↓↓↓
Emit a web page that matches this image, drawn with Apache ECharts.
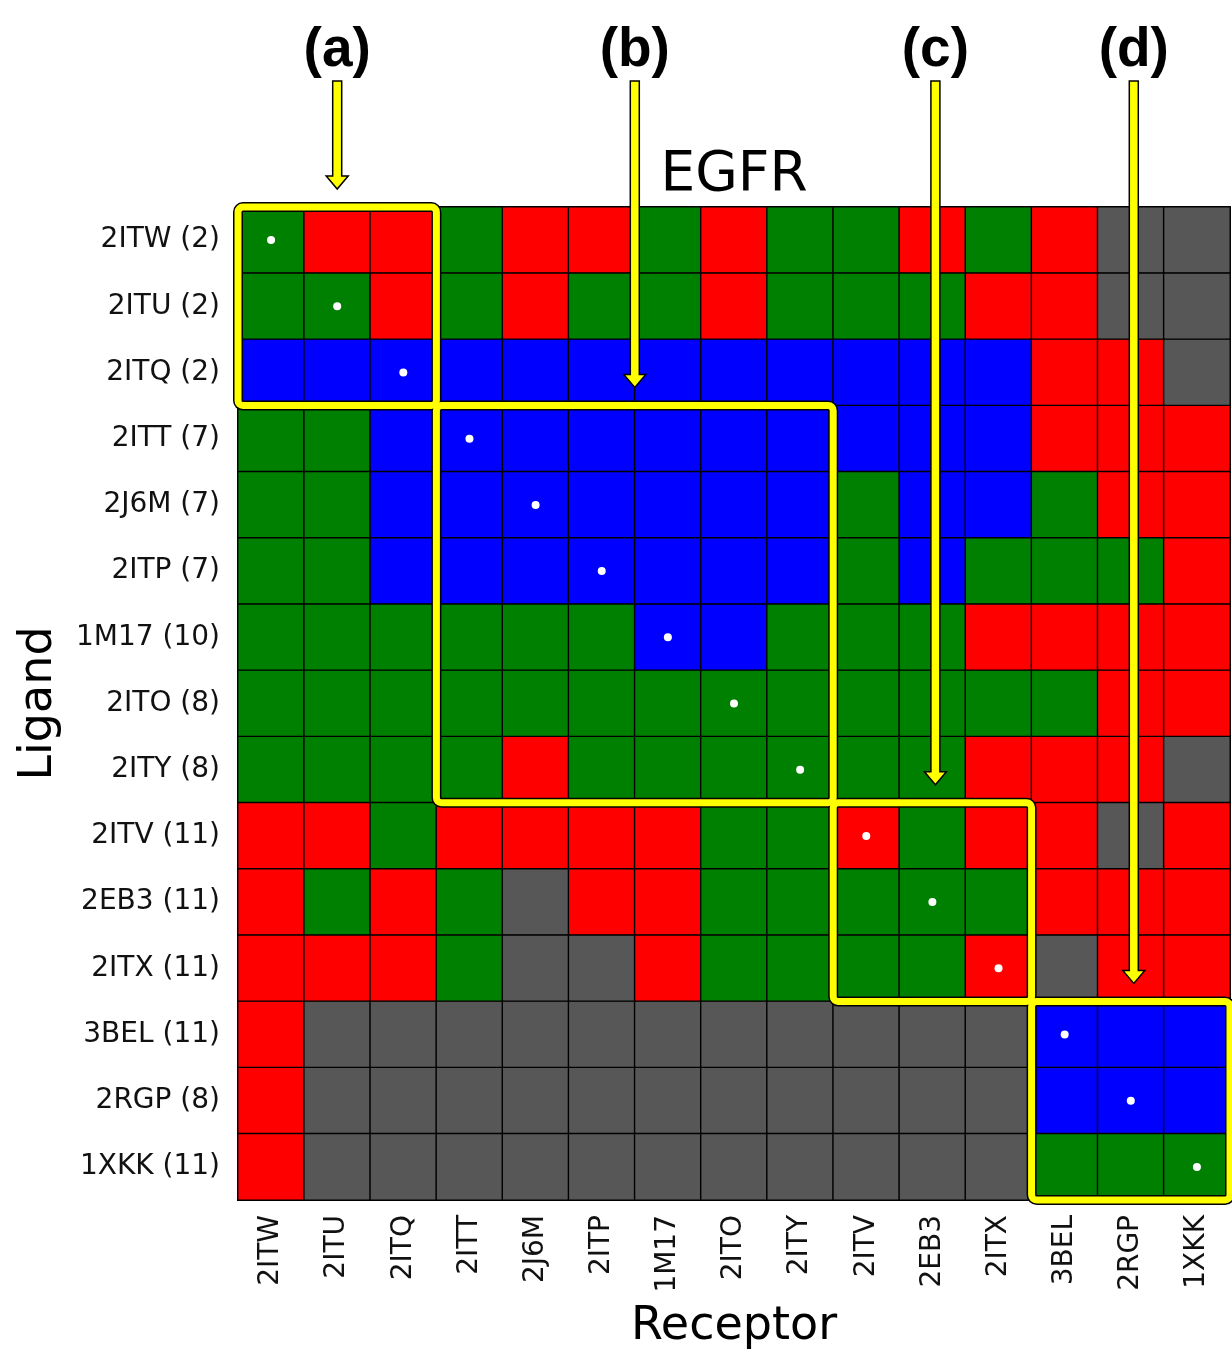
<!DOCTYPE html>
<html>
<head>
<meta charset="utf-8">
<script src="https://cdn.jsdelivr.net/npm/echarts@6/dist/echarts.min.js"></script>
<style>
html, body {margin: 0; padding: 0; background: #fff;}
#main {width: 1232px; height: 1353px;}
</style>
</head>
<body>
<div id="main"></div>
<script>
const pdbIds = ['2ITW', '2ITU', '2ITQ', '2ITT', '2J6M', '2ITP', '1M17', '2ITO', '2ITY', '2ITV', '2EB3', '2ITX', '3BEL', '2RGP', '1XKK'];
const ligandCounts = [2, 2, 2, 7, 7, 7, 10, 8, 8, 11, 11, 11, 11, 8, 11];
// one string per ligand (row), one letter per receptor (column)
// K = no result, R = red, G = green, B = blue
const cellRows = [
    'GRRGRRGRGGRGRKK',
    'GGRGRGGRGGGRRKK',
    'BBBBBBBBBBBBRRK',
    'GGBBBBBBBBBBRRR',
    'GGBBBBBBBGBBGRR',
    'GGBBBBBBBGBGGGR',
    'GGGGGGBBGGGRRRR',
    'GGGGGGGGGGGGGRR',
    'GGGGRGGGGGGRRRK',
    'RRGRRRRGGRGRRKR',
    'RGRGKRRGGGGGRRR',
    'RRRGKKRGGGGRKRR',
    'RKKKKKKKKKKKBBB',
    'RKKKKKKKKKKKBBB',
    'RKKKKKKKKKKKGGG'
];
const codes = ['K', 'R', 'G', 'B'];
const codeColors = ['#575757', '#ff0000', '#008000', '#0000ff'];
// highlighted blocks on the diagonal
const groupLabels = ['(a)', '(b)', '(c)', '(d)'];
const groupFirst = [0, 3, 9, 12];
const groupLast = [2, 8, 11, 14];

const ligandLabels = pdbIds.map((id, i) => `${id} (${ligandCounts[i]})`);

let cells = [];
cellRows.forEach((row, r) => {
    row.split('').forEach((c, col) => {
        cells.push([col, r, codes.indexOf(c)]);
    });
});
let selfDock = pdbIds.map((id, i) => [i, i]);
let groups = groupFirst.map((f, i) => [f, groupLast[i]]);

const FONT = 'DejaVu Sans';
const YELLOW = '#ffff00';

function blockRect(api) {
    let a = api.coord([api.value(0), api.value(0)]);
    let b = api.coord([api.value(1), api.value(1)]);
    let s = api.size([1, 1]);
    return {
        x: Math.min(a[0], b[0]) - s[0] / 2,
        y: Math.min(a[1], b[1]) - s[1] / 2,
        width: Math.abs(b[0] - a[0]) + s[0],
        height: Math.abs(b[1] - a[1]) + s[1],
        r: 5
    };
}

function renderOutline(params, api) {
    return {type: 'rect', shape: blockRect(api), style: {fill: null, stroke: '#000', lineWidth: 10}};
}

function renderYellow(params, api) {
    return {type: 'rect', shape: blockRect(api), style: {fill: null, stroke: YELLOW, lineWidth: 7}};
}

function renderArrow(params, api) {
    let a = api.coord([api.value(0), api.value(0)]);
    let b = api.coord([api.value(1), api.value(1)]);
    let s = api.size([1, 1]);
    let gridTop = api.coord([0, 0])[1] - s[1] / 2;
    let cx = (a[0] + b[0]) / 2 + (params.dataIndex > 1 ? 3 : 0);
    let boxTop = Math.min(a[1], b[1]) - s[1] / 2;
    let tip = boxTop - 18;
    let top = gridTop - 126;
    let head = 13;
    return {
        type: 'group',
        children: [
            {
                type: 'polygon',
                shape: {points: [
                    [cx - 4.5, top], [cx + 4.5, top], [cx + 4.5, tip - head], [cx + 11, tip - head],
                    [cx, tip], [cx - 11, tip - head], [cx - 4.5, tip - head]
                ]},
                style: {fill: YELLOW, stroke: '#000', lineWidth: 1.5}
            },
            {
                type: 'text',
                x: cx, y: gridTop - 156,
                style: {
                    text: groupLabels[params.dataIndex],
                    font: 'bold 55px "Liberation Sans", Arial, sans-serif',
                    fill: '#000', align: 'center', verticalAlign: 'middle'
                }
            }
        ]
    };
}

let chart = echarts.init(document.getElementById('main'));
chart.setOption({
    backgroundColor: '#fff',
    animation: false,
    grid: {
        left: 238, top: 207, width: 992, height: 993, outerBoundsMode: 'none',
        show: true, borderColor: '#000', borderWidth: 1.5, backgroundColor: 'transparent'
    },
    graphic: [{
        type: 'text', x: 734, y: 176, z: 100,
        style: {text: 'EGFR', font: '55px "DejaVu Sans"', fill: '#000', align: 'center', verticalAlign: 'middle'}
    }],
    xAxis: {
        type: 'category',
        data: pdbIds,
        name: 'Receptor',
        nameLocation: 'middle',
        nameGap: 104,
        nameTextStyle: {fontFamily: FONT, fontSize: 46, color: '#000'},
        axisLine: {show: true, lineStyle: {color: '#000', width: 1.5}},
        axisTick: {show: true, inside: true, alignWithLabel: true, length: 5, lineStyle: {color: '#000'}},
        axisLabel: {rotate: 90, margin: 15, fontFamily: FONT, fontSize: 28, color: '#111'},
        splitLine: {show: false}
    },
    yAxis: {
        type: 'category',
        data: ligandLabels,
        inverse: true,
        name: 'Ligand',
        nameLocation: 'middle',
        nameGap: 176,
        nameTextStyle: {fontFamily: FONT, fontSize: 46, color: '#000'},
        axisLine: {show: true, lineStyle: {color: '#000', width: 1.5}},
        axisTick: {show: true, inside: true, alignWithLabel: true, length: 5, lineStyle: {color: '#000'}},
        axisLabel: {margin: 18, fontFamily: FONT, fontSize: 28, color: '#111'},
        splitLine: {show: false}
    },
    visualMap: {
        show: false,
        type: 'piecewise',
        dimension: 2,
        seriesIndex: 0,
        pieces: codeColors.map((c, i) => ({value: i, color: c}))
    },
    series: [
        {
            type: 'heatmap',
            data: cells,
            itemStyle: {borderColor: '#000', borderWidth: 1.4},
            emphasis: {disabled: true}
        },
        {
            type: 'scatter',
            data: selfDock,
            symbolSize: 8,
            itemStyle: {color: '#fff', opacity: 1},
            z: 3
        },
        {type: 'custom', data: groups, renderItem: renderOutline, clip: false, z: 4},
        {type: 'custom', data: groups, renderItem: renderYellow, clip: false, z: 5},
        {type: 'custom', data: groups, renderItem: renderArrow, clip: false, z: 6}
    ]
});
</script>
</body>
</html>
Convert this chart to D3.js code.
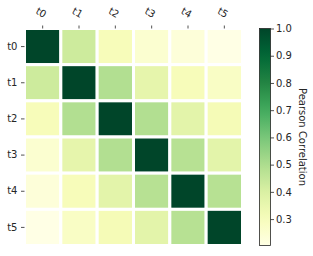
↑↑↑
* Given instruction
Reproduce the records above from their first line to the line bearing "const YELLOW = '#ffff00';", both ends included, leaving every picture out.

* Worked answer
Emit a web page that matches this image, drawn with Apache ECharts.
<!DOCTYPE html>
<html>
<head>
<meta charset="utf-8">
<script src="https://cdn.jsdelivr.net/npm/echarts@6/dist/echarts.min.js"></script>
<style>
html, body {margin: 0; padding: 0; background: #fff;}
#main {width: 1232px; height: 1353px;}
</style>
</head>
<body>
<div id="main"></div>
<script>
const pdbIds = ['2ITW', '2ITU', '2ITQ', '2ITT', '2J6M', '2ITP', '1M17', '2ITO', '2ITY', '2ITV', '2EB3', '2ITX', '3BEL', '2RGP', '1XKK'];
const ligandCounts = [2, 2, 2, 7, 7, 7, 10, 8, 8, 11, 11, 11, 11, 8, 11];
// one string per ligand (row), one letter per receptor (column)
// K = no result, R = red, G = green, B = blue
const cellRows = [
    'GRRGRRGRGGRGRKK',
    'GGRGRGGRGGGRRKK',
    'BBBBBBBBBBBBRRK',
    'GGBBBBBBBBBBRRR',
    'GGBBBBBBBGBBGRR',
    'GGBBBBBBBGBGGGR',
    'GGGGGGBBGGGRRRR',
    'GGGGGGGGGGGGGRR',
    'GGGGRGGGGGGRRRK',
    'RRGRRRRGGRGRRKR',
    'RGRGKRRGGGGGRRR',
    'RRRGKKRGGGGRKRR',
    'RKKKKKKKKKKKBBB',
    'RKKKKKKKKKKKBBB',
    'RKKKKKKKKKKKGGG'
];
const codes = ['K', 'R', 'G', 'B'];
const codeColors = ['#575757', '#ff0000', '#008000', '#0000ff'];
// highlighted blocks on the diagonal
const groupLabels = ['(a)', '(b)', '(c)', '(d)'];
const groupFirst = [0, 3, 9, 12];
const groupLast = [2, 8, 11, 14];

const ligandLabels = pdbIds.map((id, i) => `${id} (${ligandCounts[i]})`);

let cells = [];
cellRows.forEach((row, r) => {
    row.split('').forEach((c, col) => {
        cells.push([col, r, codes.indexOf(c)]);
    });
});
let selfDock = pdbIds.map((id, i) => [i, i]);
let groups = groupFirst.map((f, i) => [f, groupLast[i]]);

const FONT = 'DejaVu Sans';
const YELLOW = '#ffff00';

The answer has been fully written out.